For each of 1 355 OmniDocBench pages, the dataset records the full token-level log-probability stream emitted by Qwen3.5-122B-A10B during OCR inference (including top-N alternatives per token), and a per-bounding-box aggregation derived from those streams (entropy, min / mean logprob, etc.). Together with the rendered-image dataset, these provide an OCR-internal confidence signal that is statistically independent of visual similarity, enabling hybrid metrics that combine the two and studies of where the OCR model is uncertain.

Distributed in two formats: a parquet edition (7 zstd-shards, ~115 MB, JSON inline) and a raw per-page-directory layout.

Parquet → Raw →

Model

DocSim LoRA

A pre-trained document-similarity head that extends frozen OpenCLIP ViT-B/32 (laion2b_s34b_b79k checkpoint) and DINOv2 ViT-B/14 backbones with rank-16 LoRA adapters (α 32, dropout 0.05) on the encoders' Q/V projections, and a 1280→512→256 MLP projection head — approximately 0.87 M trainable parameters on top of ~174 M frozen backbone parameters. The model maps document page images to 256-dimensional ℓ₂-normalized embeddings tuned for fine-grained document similarity. Trained on 20 280 triplets (19 266 train / 1 014 validation) with edit-distance-ranked supervision: anchor = masked original, positive = a reconstruction with low text edit distance, negative = a reconstruction with high text edit distance. Cosine triplet-margin loss (margin 0.1, batch 16, lr 1e-4, 3 epochs on a single NVIDIA RTX 6000 Ada GPU). Best validation accuracy: 99.9 %.

View on HuggingFace →

60-Page Stratified Sample

A 60-page stratified sample of the render-and-compare dataset (~370 MB) is available at omnidocbench-render-compare-sample for quick exploration without downloading the full ~9.4 GB dataset.

Sample creation methodology

Pages were selected by stratified random sampling:

Each of the 1 355 pages in ocr_all was assigned to one of 12 document categories (slides, book, academic paper, financial, newspaper, exam, textbook/notes, notes, magazine, DocStructBench, colorful, other) inferred from its page_id prefix.
5 pages were drawn uniformly at random from each category (random seed 42), giving a 60-page base sample representative of the full distribution.
Up to 5 additional pages were added from the sparse ocr_formula and ocr_table variants to ensure each appears at least 5 times.

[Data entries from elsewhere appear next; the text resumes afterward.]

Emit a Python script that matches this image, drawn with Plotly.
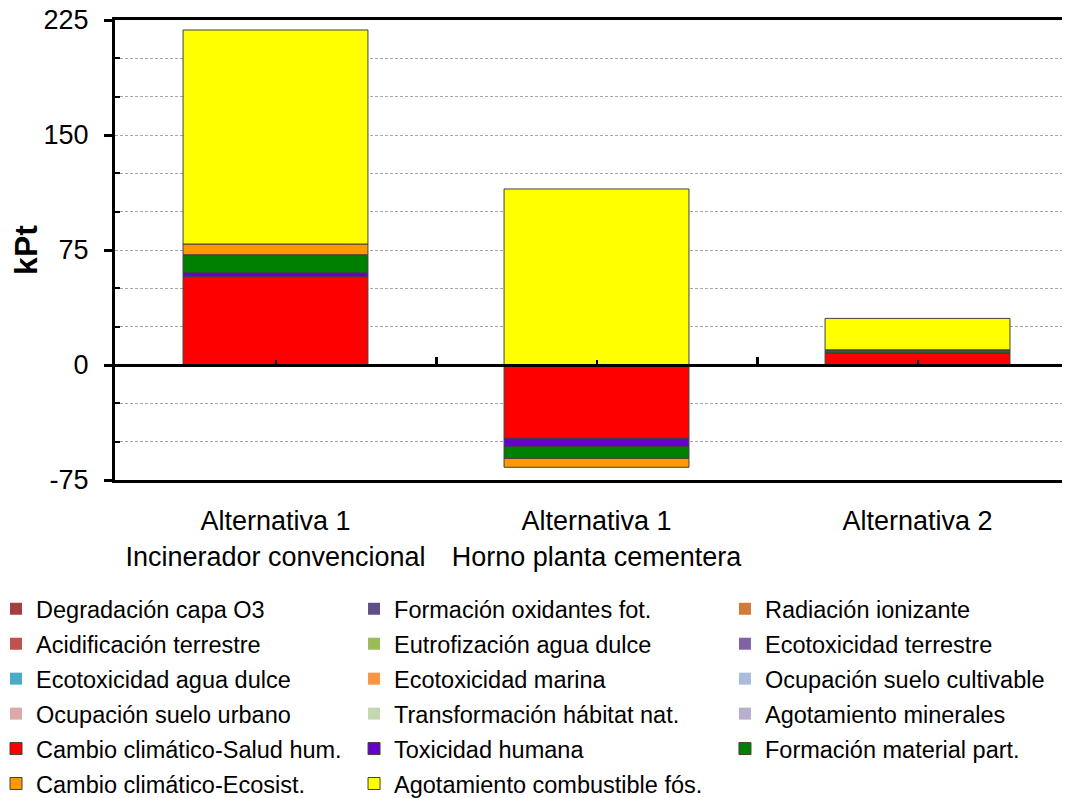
import plotly.graph_objects as go

categories = ["Alternativa 1<br>Incinerador convencional",
              "Alternativa 1<br>Horno planta cementera",
              "Alternativa 2"]

series_names = [
    "Degradación capa O3", "Formación oxidantes fot.", "Radiación ionizante",
    "Acidificación terrestre", "Eutrofización agua dulce", "Ecotoxicidad terrestre",
    "Ecotoxicidad agua dulce", "Ecotoxicidad marina", "Ocupación suelo cultivable",
    "Ocupación suelo urbano", "Transformación hábitat nat.", "Agotamiento minerales",
    "Cambio climático-Salud hum.", "Toxicidad humana", "Formación material part.",
    "Cambio climático-Ecosist.", "Agotamiento combustible fós.",
]

# values in kPt per category (Alt1 incinerador, Alt1 horno, Alt2)
degradacion_o3 = [0, 0, 0]
oxidantes_fot = [0, 0, 0]
radiacion_ion = [0, 0, 0]
acidificacion = [0, 0, 0]
eutrofizacion = [0, 0, 0]
ecotox_terrestre = [0, 0, 0]
ecotox_agua = [0, 0, 0]
ecotox_marina = [0, 0, 0]
ocup_cultivable = [0, 0, 0]
ocup_urbano = [0, 0, 0]
transf_habitat = [0, 0, 0]
agot_minerales = [0, 0, 0]
cc_salud = [57.6, -47.8, 7.6]
tox_humana = [2.6, -5.5, 0.3]
material_part = [11.7, -7.6, 1.7]
cc_ecosist = [7.0, -5.8, 0.3]
agot_fosil = [139.6, 114.8, 20.5]

series_values = [degradacion_o3, oxidantes_fot, radiacion_ion, acidificacion,
                 eutrofizacion, ecotox_terrestre, ecotox_agua, ecotox_marina,
                 ocup_cultivable, ocup_urbano, transf_habitat, agot_minerales,
                 cc_salud, tox_humana, material_part, cc_ecosist, agot_fosil]

colors = ["#a23f3f", "#624e86", "#d17b3a", "#c0504d", "#9bbb59", "#8064a2",
          "#4bacc6", "#f79646", "#a9bcdb", "#dba9a9", "#c5d7b1", "#baaecf",
          "#ff0000", "#6600cc", "#008000", "#ff9900", "#ffff00"]
bordered = [False] * 12 + [True] * 5

y_ticks = [-75, 0, 75, 150, 225]
y_ticktext = ["-75", "0", "75", "150", "225"]
y_minor = [-50, -25, 25, 50, 100, 125, 175, 200]

FONT = "Liberation Sans, Arial, sans-serif"
legends = ["legend", "legend2", "legend3"]

fig = go.Figure()
for i, (name, vals, col, b) in enumerate(zip(series_names, series_values, colors, bordered)):
    fig.add_trace(go.Bar(
        x=categories, y=vals, name=name,
        marker=dict(color=col, line=dict(color="#404040", width=1 if b else 0)),
        legend=legends[i % 3], legendgroup=f"g{i}",
    ))

# helper (no visible marks) so the category axis crossing at y=0 gets drawn
fig.add_trace(go.Scatter(x=list(range(len(categories))), y=[0] * len(categories),
                         xaxis="x2", mode="none", showlegend=False, hoverinfo="skip"))

grid = dict(showgrid=True, gridcolor="#a6a6a6", griddash="3px,2px", gridwidth=1)

leg_common = dict(yanchor="top", xanchor="left", y=-0.2326, orientation="v",
                  font=dict(family=FONT, size=23.5, color="black"),
                  bgcolor="rgba(0,0,0,0)", borderwidth=0, tracegroupgap=1.4)

fig.update_layout(
    width=1062, height=790,
    margin=dict(l=107, r=0, t=12, b=318, autoexpand=False),
    paper_bgcolor="white", plot_bgcolor="white",
    font=dict(family=FONT, color="black"),
    barmode="relative", bargap=0.424,
    xaxis=dict(type="category", range=[-0.5, 2.475], showline=True, mirror=True,
               linewidth=3, linecolor="black", ticks="", showgrid=False,
               ticklabelstandoff=15,
               tickfont=dict(family=FONT, size=27, color="black")),
    xaxis2=dict(overlaying="x", anchor="free", position=0.25, range=[-0.5, 2.475],
                showline=True, linewidth=3, linecolor="black",
                tickmode="array", tickvals=[0.5, 1.5], ticks="inside", ticklen=7,
                tickwidth=3, tickcolor="black", showticklabels=False,
                showgrid=False, zeroline=False,
                minor=dict(tickmode="array", tickvals=[0, 1, 2], ticks="inside",
                           ticklen=4, tickwidth=2, tickcolor="black")),
    yaxis=dict(range=[-75, 225], tickmode="array", tickvals=y_ticks, ticktext=y_ticktext,
               ticks="outside", ticklen=8, tickwidth=3, tickcolor="black",
               showline=True, linewidth=3, linecolor="black", zeroline=False,
               ticklabeloverflow="allow", ticklabelstandoff=10,
               tickfont=dict(family=FONT, size=27, color="black"),
               title=dict(text="<b>kPt</b>", font=dict(family=FONT, size=32, color="black"),
                          standoff=0),
               minor=dict(tickmode="array", tickvals=y_minor, ticks="inside", ticklen=5,
                          tickwidth=2, tickcolor="black", **grid),
               **grid),
    legend=dict(x=-0.1183, indentation=-6, **leg_common),
    legend2=dict(x=0.2503, **leg_common),
    legend3=dict(x=0.6387, **leg_common),
)

fig.write_html("out.html")
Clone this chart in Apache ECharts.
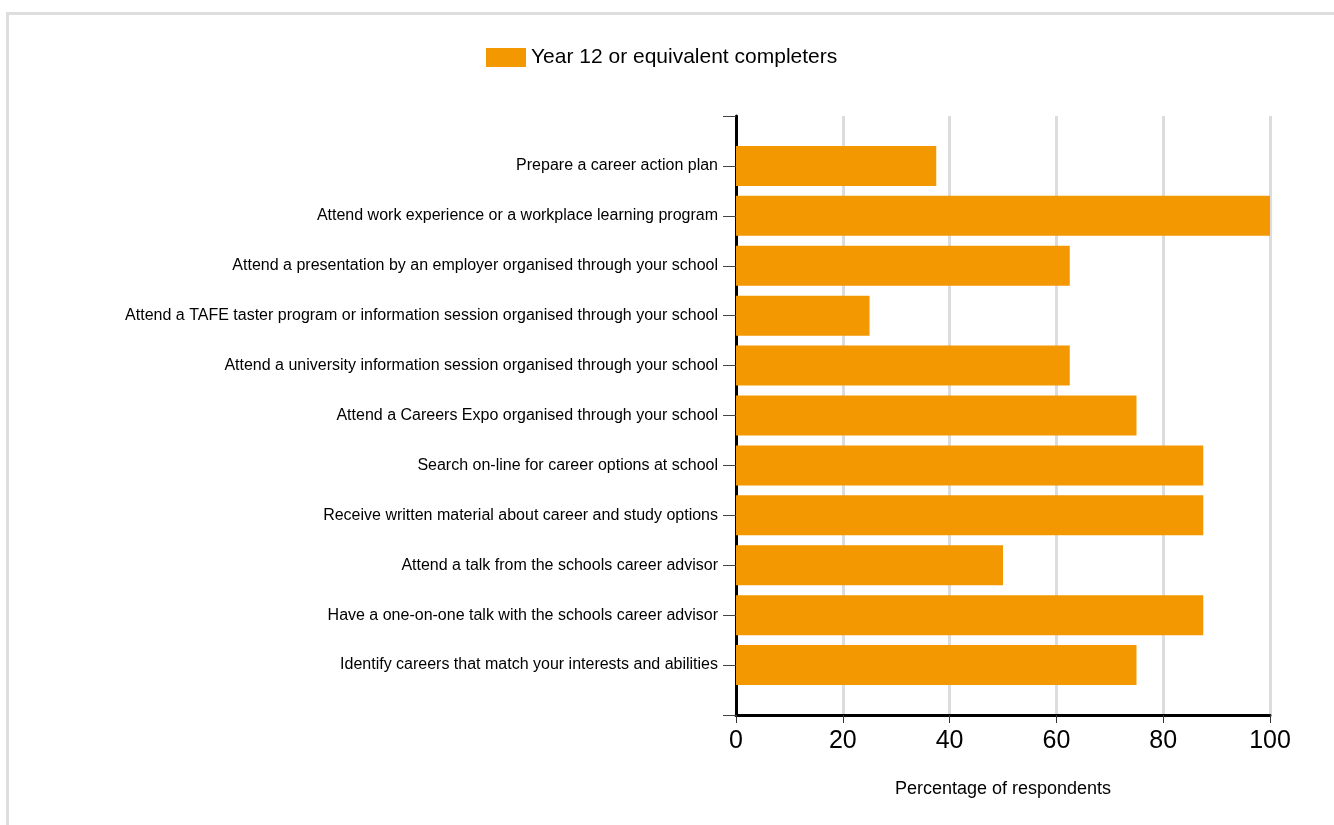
<!DOCTYPE html>
<html><head><meta charset="utf-8">
<script src="https://cdn.jsdelivr.net/npm/echarts@6/dist/echarts.min.js"></script>
<style>
html,body{margin:0;padding:0;background:#fff;}
#frame{position:absolute;left:6px;top:12px;width:1340px;height:830px;border:3px solid #dedede;box-sizing:border-box;}
#chart{position:absolute;left:0;top:0;width:1334px;height:825px;}
</style></head>
<body>
<div id="frame"></div>
<div id="chart"></div>
<script>
const categories = [
  "Prepare a career action plan",
  "Attend work experience or a workplace learning program",
  "Attend a presentation by an employer organised through your school",
  "Attend a TAFE taster program or information session organised through your school",
  "Attend a university information session organised through your school",
  "Attend a Careers Expo organised through your school",
  "Search on-line for career options at school",
  "Receive written material about career and study options",
  "Attend a talk from the schools career advisor",
  "Have a one-on-one talk with the schools career advisor",
  "Identify careers that match your interests and abilities"
];
const seriesName = "Year 12 or equivalent completers";
const values = [37.5, 100, 62.5, 25, 62.5, 75, 87.5, 87.5, 50, 87.5, 75];
const xTicks = [0, 20, 40, 60, 80, 100];

const axisCats = [''].concat(categories, ['']);
const axisVals = [null].concat(values, [null]);

const chart = echarts.init(document.getElementById('chart'));
chart.setOption({
  animation: false,
  textStyle: { fontFamily: 'Liberation Sans, Arial, sans-serif' },
  legend: {
    left: 481, top: 42,
    itemWidth: 40, itemHeight: 19, itemGap: 10,
    textStyle: { fontSize: 21, color: '#000', fontFamily: 'Liberation Sans, Arial, sans-serif' },
    data: [{ name: seriesName, icon: 'rect' }]
  },
  grid: { left: 736, right: 64, top: 116, bottom: 110, containLabel: false },
  xAxis: {
    type: 'value', min: xTicks[0], max: xTicks[xTicks.length - 1], interval: 20,
    name: 'Percentage of respondents', nameLocation: 'middle', nameGap: 65,
    nameTextStyle: { fontSize: 18, color: '#000' },
    axisLine: { show: true, lineStyle: { color: '#000', width: 3 } },
    axisTick: { show: true, length: 8, lineStyle: { color: '#333', width: 1 } },
    axisLabel: { fontSize: 25, color: '#000', margin: 14 },
    splitLine: { show: true, lineStyle: { color: '#dcdcdc', width: 3 } }
  },
  yAxis: {
    type: 'category', data: axisCats, inverse: true, boundaryGap: false,
    axisLine: { show: true, lineStyle: { color: '#000', width: 3 } },
    axisTick: { show: true, length: 13, alignWithLabel: true, lineStyle: { color: '#444', width: 1 } },
    axisLabel: { fontSize: 16, color: '#000', margin: 18, interval: 0 },
    splitLine: { show: false }
  },
  series: [{
    name: seriesName, type: 'bar', data: axisVals,
    barWidth: 40,
    itemStyle: { color: '#F39800' }
  }]
});
</script>
</body></html>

Full per-category and per-variant counts are in the sample dataset README.

Source Dataset

Both derived datasets are built from OmniDocBench (OpenDataLab / Shanghai Jiao Tong University, CC-BY-NC-4.0). The original page scans and ground-truth annotations are available from that repository. No personally identifiable information was collected; financial report pages may incidentally reference company names or executive names.

License

Datasets (omnidocbench-render-compare, omnidocbench-render-compare-parquet, omnidocbench-qwen-ocr-logprobs, omnidocbench-qwen-ocr-logprobs-parquet) — CC-BY-NC-4.0, inherited from the OmniDocBench source.
DocSim LoRA weights — Apache 2.0 (model weights); training data is CC-BY-NC-4.0.